Which prompted the ombudsman to file a petition with the Supreme Court to suspend “inordinate- delay” dismissals until the high court’s guidelines are clarified and, yes, tightened.
The problem, the ombudsman notes in its petition dated March 23, is that the Sandiganbayan may have “missed the nuances” in the operation of prosecution agencies in investigating and preparing indictments. There’s a “dissonance” between the SC guidelines and their implementation by Sandiganbayan.
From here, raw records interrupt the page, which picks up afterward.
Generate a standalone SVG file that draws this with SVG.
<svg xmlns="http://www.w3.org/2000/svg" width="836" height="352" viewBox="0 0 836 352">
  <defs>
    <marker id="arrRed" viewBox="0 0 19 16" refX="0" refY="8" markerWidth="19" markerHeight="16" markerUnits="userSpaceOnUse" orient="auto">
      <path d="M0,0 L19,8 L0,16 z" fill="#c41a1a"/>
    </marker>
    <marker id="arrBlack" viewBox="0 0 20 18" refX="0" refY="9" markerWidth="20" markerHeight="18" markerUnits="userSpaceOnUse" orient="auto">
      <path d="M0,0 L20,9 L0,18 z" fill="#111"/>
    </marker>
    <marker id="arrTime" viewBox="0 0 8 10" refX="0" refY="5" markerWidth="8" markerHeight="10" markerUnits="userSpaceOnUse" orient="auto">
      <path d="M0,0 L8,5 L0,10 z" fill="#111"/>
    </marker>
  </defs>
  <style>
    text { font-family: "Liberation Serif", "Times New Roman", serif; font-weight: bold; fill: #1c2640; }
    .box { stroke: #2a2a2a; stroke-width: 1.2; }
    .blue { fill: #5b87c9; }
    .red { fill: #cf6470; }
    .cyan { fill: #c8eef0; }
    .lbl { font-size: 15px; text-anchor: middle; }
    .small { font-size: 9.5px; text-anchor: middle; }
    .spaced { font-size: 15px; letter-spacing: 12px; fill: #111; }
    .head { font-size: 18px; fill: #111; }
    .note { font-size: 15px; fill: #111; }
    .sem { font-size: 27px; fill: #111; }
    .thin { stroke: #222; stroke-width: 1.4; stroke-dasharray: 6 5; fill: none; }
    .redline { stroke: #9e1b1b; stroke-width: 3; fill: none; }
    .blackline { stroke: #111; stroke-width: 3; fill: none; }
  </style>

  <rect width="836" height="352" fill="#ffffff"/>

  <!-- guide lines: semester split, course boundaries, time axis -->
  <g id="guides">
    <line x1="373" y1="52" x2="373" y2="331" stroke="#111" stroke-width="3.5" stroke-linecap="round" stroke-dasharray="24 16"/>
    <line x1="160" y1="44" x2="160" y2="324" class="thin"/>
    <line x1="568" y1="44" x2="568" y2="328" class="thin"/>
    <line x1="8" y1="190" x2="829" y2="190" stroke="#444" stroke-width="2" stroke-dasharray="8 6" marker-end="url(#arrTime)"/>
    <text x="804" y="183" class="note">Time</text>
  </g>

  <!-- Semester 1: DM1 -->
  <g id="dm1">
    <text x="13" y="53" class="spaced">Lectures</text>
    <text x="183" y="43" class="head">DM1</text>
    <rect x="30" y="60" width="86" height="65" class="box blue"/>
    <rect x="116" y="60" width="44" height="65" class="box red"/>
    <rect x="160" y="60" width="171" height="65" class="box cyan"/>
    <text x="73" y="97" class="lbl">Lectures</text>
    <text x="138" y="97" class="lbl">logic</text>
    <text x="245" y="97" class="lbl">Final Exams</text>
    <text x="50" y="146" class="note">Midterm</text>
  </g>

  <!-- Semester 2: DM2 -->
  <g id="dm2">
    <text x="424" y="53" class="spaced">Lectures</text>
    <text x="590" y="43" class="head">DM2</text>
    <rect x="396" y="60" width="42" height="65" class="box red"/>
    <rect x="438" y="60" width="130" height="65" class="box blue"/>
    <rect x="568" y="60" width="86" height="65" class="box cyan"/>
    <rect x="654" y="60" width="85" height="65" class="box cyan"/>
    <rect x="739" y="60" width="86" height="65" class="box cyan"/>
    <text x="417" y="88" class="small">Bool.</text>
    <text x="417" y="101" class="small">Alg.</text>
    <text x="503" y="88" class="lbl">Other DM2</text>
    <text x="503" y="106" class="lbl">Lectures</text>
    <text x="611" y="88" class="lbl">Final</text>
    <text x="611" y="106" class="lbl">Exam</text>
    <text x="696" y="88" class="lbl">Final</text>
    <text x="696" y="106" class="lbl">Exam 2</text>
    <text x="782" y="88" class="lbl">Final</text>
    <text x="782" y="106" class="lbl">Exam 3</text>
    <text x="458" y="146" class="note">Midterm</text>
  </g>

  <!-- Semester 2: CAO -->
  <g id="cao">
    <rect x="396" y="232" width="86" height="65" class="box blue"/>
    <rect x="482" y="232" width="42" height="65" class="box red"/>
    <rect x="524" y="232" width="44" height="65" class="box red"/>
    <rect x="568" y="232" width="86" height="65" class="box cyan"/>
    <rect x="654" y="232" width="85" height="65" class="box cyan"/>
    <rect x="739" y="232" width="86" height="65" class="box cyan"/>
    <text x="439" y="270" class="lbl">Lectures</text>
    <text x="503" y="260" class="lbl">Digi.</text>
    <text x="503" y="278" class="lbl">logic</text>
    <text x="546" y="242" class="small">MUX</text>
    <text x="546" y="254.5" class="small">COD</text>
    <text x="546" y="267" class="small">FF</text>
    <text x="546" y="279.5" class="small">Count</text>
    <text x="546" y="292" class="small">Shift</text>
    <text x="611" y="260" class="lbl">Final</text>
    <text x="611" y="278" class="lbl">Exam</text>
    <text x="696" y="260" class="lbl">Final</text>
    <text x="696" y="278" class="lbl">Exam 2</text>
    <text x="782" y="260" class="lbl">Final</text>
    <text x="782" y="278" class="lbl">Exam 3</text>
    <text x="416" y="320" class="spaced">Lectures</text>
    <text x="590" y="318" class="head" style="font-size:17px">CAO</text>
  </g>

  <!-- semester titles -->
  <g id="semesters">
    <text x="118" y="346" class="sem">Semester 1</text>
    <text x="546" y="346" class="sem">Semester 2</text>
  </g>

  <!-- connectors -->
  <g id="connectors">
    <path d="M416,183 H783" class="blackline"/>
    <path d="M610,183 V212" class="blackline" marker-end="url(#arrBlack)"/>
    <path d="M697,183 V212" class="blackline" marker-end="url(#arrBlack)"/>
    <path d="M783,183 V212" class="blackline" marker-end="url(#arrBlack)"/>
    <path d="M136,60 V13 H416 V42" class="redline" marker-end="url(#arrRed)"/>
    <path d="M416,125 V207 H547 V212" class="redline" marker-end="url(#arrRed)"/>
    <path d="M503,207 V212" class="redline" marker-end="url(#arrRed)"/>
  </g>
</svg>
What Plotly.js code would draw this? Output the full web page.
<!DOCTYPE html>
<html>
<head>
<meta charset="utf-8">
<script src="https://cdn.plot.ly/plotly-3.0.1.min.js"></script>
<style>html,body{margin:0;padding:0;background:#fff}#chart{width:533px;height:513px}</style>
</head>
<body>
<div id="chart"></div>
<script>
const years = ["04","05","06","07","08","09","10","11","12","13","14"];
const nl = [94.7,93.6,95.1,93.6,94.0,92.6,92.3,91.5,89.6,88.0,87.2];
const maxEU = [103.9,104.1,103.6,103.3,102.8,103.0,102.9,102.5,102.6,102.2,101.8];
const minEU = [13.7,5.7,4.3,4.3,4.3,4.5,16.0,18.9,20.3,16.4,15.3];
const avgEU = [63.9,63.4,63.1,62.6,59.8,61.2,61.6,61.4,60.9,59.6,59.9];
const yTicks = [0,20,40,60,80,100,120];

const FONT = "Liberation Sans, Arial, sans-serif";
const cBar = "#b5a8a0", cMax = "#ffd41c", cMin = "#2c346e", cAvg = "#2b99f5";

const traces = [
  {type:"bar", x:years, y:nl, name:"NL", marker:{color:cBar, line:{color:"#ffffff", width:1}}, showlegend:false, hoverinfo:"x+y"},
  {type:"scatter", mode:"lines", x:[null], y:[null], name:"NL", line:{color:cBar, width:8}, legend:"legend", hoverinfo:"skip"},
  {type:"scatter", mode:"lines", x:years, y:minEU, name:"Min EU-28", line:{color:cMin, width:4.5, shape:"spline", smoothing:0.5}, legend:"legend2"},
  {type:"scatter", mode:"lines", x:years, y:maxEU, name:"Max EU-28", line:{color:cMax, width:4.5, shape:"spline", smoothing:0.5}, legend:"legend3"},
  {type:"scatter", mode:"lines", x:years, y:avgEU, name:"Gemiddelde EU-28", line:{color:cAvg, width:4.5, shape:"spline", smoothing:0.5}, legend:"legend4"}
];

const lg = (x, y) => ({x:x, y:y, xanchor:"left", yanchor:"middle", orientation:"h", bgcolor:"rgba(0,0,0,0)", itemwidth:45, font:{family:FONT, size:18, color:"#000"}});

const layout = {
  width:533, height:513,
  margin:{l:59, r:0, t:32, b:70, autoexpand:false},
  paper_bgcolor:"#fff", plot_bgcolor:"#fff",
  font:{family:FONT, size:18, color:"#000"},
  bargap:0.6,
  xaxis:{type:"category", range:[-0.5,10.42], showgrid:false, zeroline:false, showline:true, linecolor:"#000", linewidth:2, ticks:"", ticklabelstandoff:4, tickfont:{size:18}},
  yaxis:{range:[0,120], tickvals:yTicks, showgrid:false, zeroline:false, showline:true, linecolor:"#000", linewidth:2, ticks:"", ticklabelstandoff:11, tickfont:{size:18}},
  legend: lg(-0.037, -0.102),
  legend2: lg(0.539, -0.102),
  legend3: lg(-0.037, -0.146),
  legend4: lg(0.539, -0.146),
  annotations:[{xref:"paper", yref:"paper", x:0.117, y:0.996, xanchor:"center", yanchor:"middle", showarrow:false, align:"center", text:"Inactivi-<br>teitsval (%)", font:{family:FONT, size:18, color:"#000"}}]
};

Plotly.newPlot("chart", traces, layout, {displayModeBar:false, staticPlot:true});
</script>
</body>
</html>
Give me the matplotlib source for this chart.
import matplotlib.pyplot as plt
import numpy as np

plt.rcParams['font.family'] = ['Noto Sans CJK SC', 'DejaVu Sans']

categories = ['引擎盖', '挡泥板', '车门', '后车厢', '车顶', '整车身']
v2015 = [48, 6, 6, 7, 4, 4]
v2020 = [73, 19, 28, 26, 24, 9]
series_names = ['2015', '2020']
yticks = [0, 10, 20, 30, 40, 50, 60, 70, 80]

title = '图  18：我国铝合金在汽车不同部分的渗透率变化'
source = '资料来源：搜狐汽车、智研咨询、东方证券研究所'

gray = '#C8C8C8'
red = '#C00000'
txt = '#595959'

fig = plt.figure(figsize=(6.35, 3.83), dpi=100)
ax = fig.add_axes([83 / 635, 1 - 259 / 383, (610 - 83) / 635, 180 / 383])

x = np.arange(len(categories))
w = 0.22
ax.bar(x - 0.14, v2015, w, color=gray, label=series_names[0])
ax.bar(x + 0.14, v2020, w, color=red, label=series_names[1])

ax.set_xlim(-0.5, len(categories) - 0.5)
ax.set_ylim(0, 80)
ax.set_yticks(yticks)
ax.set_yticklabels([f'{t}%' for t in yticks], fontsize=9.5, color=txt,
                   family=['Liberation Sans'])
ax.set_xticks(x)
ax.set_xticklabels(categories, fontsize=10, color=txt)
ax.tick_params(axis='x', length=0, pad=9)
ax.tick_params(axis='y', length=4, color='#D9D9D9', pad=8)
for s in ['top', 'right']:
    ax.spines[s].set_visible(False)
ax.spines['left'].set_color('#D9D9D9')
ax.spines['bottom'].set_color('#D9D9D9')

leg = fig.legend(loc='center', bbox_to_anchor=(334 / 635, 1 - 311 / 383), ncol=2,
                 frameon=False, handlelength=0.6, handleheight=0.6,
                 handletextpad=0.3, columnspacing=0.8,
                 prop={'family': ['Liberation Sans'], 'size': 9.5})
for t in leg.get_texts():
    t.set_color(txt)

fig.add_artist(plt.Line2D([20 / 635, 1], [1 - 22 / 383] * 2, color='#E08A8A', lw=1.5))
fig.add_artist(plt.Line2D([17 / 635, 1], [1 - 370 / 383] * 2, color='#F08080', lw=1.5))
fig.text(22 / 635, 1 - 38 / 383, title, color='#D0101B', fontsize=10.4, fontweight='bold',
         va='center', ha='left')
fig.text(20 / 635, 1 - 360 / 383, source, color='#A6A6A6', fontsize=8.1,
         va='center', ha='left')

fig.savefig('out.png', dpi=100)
A polite way of saying the anti-graft court may have violated guidelines or gone around them to enable accused persons to go scot-free without hearing evidence. Not explicitly raising the suspicion that it is probably being used as source of corruption but a skeptical public tends to get the drift easily.
The Aguinaldo thing
“Inordinate delay” has become as dispute-wracked as the “Aguinaldo doctrine,” the principle that was exploited to enable public officials facing graft charges to avoid punishment by winning a subsequent election. Even though another set of voters passed judgment or the electorate wasn’t aware of the pending case or time had lapsed between elections. Even though the intent of the doctrine was obviously negated.
The SC has since abandoned the Aguinaldo rule. The “inordinate delay” principle though still has to be junked. There are no numbers on extent of excess and misapplication of both principles but names of beneficiaries were publicized.
Meantime, the word “inordinate” has fascinated people, especially lawyers who have business with the SC. It caught the fancy of the group of lawmakers who this week filed a petition before the SC to declare the second extension of martial law in Mindanao unconstitutional.
The petition uses the word in its main argument, alleging:
■ The limits set by the super majority on debate in Congress led to the approval of the extension “baselessly” and with “inordinate haste.”
■ The “rampage” by the super majority ruled the day “with grave abuse” and “inordinate alacrity.”
“Inordinate haste.” “Inordinate alacrity.” Those are phrases to which the SC members, familiar with the problem that the “inordinate delay” rule has caused, can relate to.
The word summons revulsion towards excess, when “much” becomes “too much.”